Here are four ways to enhance dawn raid preparedness:

  1. Understanding risk factors: Knowledge of the type of data an organization maintains will uncover which information is at risk and the regulatory bodies that would control potential investigations. Certain business activities increase dawn raid vulnerability, such as communications between organizations that could appear as collusion or collecting sensitive consumer information invoking data protection legislation. A proactive risk assessment allows for earlier custodian identification, notification, and training opportunities.
     

  2. Mapping data: Many organizations already utilize data mapping as an information governance tool. After determining that an organization could be subject to a dawn raid, specific mapping for high-risk data will aid with investigatory compliance. Mapping should entail identifying, understanding, and plotting what information an organization has, how the data flows through the organization, who has physical or remote access to the data, and where the information is stored. Mapping can also uncover improper data handling by remote workers that organizations need to address. Establishing control and accessibility allows for easier retrieval and assessment of privilege during a sudden investigation.
     

  3. Forming response teams: The core team should include onsite reception, IT staff, legal counsel, management, human resources, and any outside partner overseeing forensic collection or compliance efforts. Also account for key custodians who could be subject to at-home investigations. Provide proper notice and training on what can happen during a raid – including an active search of the premises, interviews, inquiries about storage locations for relevant documents, and seizure of evidence for review off-premises. Regarding electronic data, investigators can seal off premises to prevent interference with data sources, request passwords, copy drives, remove devices, and more.

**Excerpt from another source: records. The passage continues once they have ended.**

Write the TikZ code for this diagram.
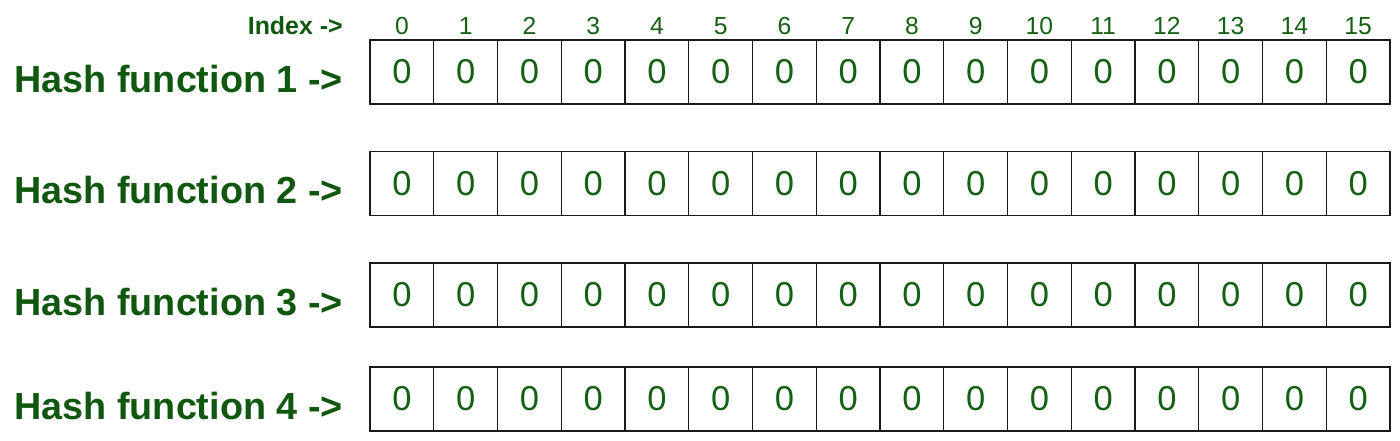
\documentclass[tikz,border=0pt]{standalone}
\usepackage{fontspec}
\setmainfont{Liberation Sans}
\definecolor{gfg}{RGB}{20,96,20}
\definecolor{gfglab}{RGB}{16,88,16}
\begin{document}
\begin{tikzpicture}[x=0.75pt,y=-0.75pt,
  cell/.style={draw=black!90, line width=1.1pt, minimum width=47.8125pt, minimum height=48pt,
    inner sep=0pt, text=gfg, font=\fontsize{25.9}{26}\selectfont},
  hashlabel/.style={anchor=base east, inner sep=0pt, text=gfglab, font=\fontsize{28.3}{29}\selectfont\bfseries},
  idxnum/.style={anchor=base, inner sep=0pt, text=gfg, font=\fontsize{18.5}{19}\selectfont},
  idxlabel/.style={anchor=base east, inner sep=0pt, text=gfglab, font=\fontsize{18.7}{19}\selectfont\bfseries}]
\useasboundingbox (0,0) rectangle (1400,440);
\fill[white] (0,0) rectangle (1400,440);
\node[idxlabel] (idx) at (343,34) {Index ->};
\foreach \i in {0,...,15}
  \node[idxnum] (n\i) at ({370+63.75*(\i+0.5)},34) {\i};
\foreach \r/\yc in {1/72,2/183.5,3/295,4/399}{
  \node[hashlabel] (h\r) at (343,\yc+20) {Hash function \r\ ->};
  \foreach \i in {0,...,15}
    \node[cell] (r\r c\i) at ({370+63.75*(\i+0.5)},\yc) {0};
}
\end{tikzpicture}
\end{document}
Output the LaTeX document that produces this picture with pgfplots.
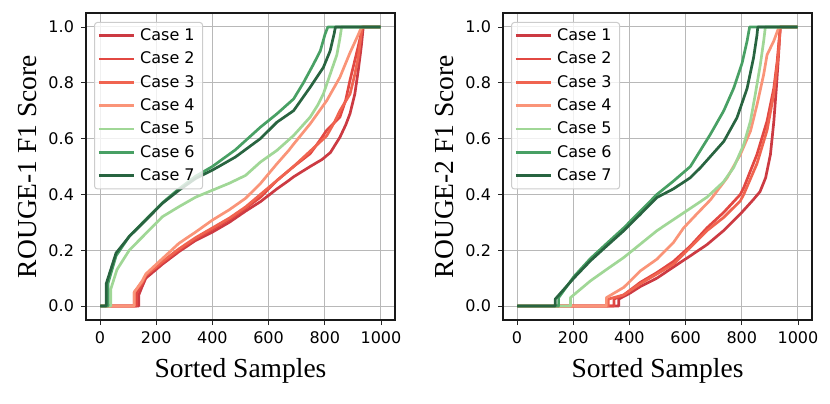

    Second, anticipate challenges that could arise and confirm what constitutes acceptable behavior. Some actions to avoid during a raid include hostile reception, evidence destruction or concealment, providing false or misleading information, and access obstruction. Absence of a plan could also lead to leakage of privileged information, so make sure the team has knowledge of what they can withhold.
     

  4. Performing readiness assessments and mock exercises: Evaluating and testing policies and procedures will identify gaps. Consider partnering with a provider with experienced experts offering a combination of regulatory knowledge and forensic IT skills to guide assessments. Having an initial workshop can be beneficial to discuss procedures, common challenges, overcoming obstacles, and best practices for dawn raid preparedness. This also provides opportunities to voice anticipated concerns and uncover rick factors.

    A readiness assessment can be a valuable tool to create a risk matrix, map data, establish a tailored response framework accounting for hybrid inspections, and determine whether to hold a mock dawn raid. All of this will strengthen the foundation of an organization’s dawn raid readiness program. Providers can also work in tandem with the team to improve programs and implement best practices leading up to and during a raid. This includes:
     

    • Understanding how to image or copy data on devices
    • Creating a memorandum for regulators outlining information management, storage, and retention policies that is regularly updated
    • Circulating an internal dawn raid procedure memorandum for both onsite and remote employees
    • Copying data seized and imaged by regulators to assess potential exposure
    • Observing and noting the entire investigatory process

These are just a few key components of a robust dawn raid readiness program. Regular assessments and audits will highlight specific processes that reduce exposure and streamline compliance in the event of a dawn raid, while also accounting for the likelihood of hybrid raids based on the organization’s remote work policies.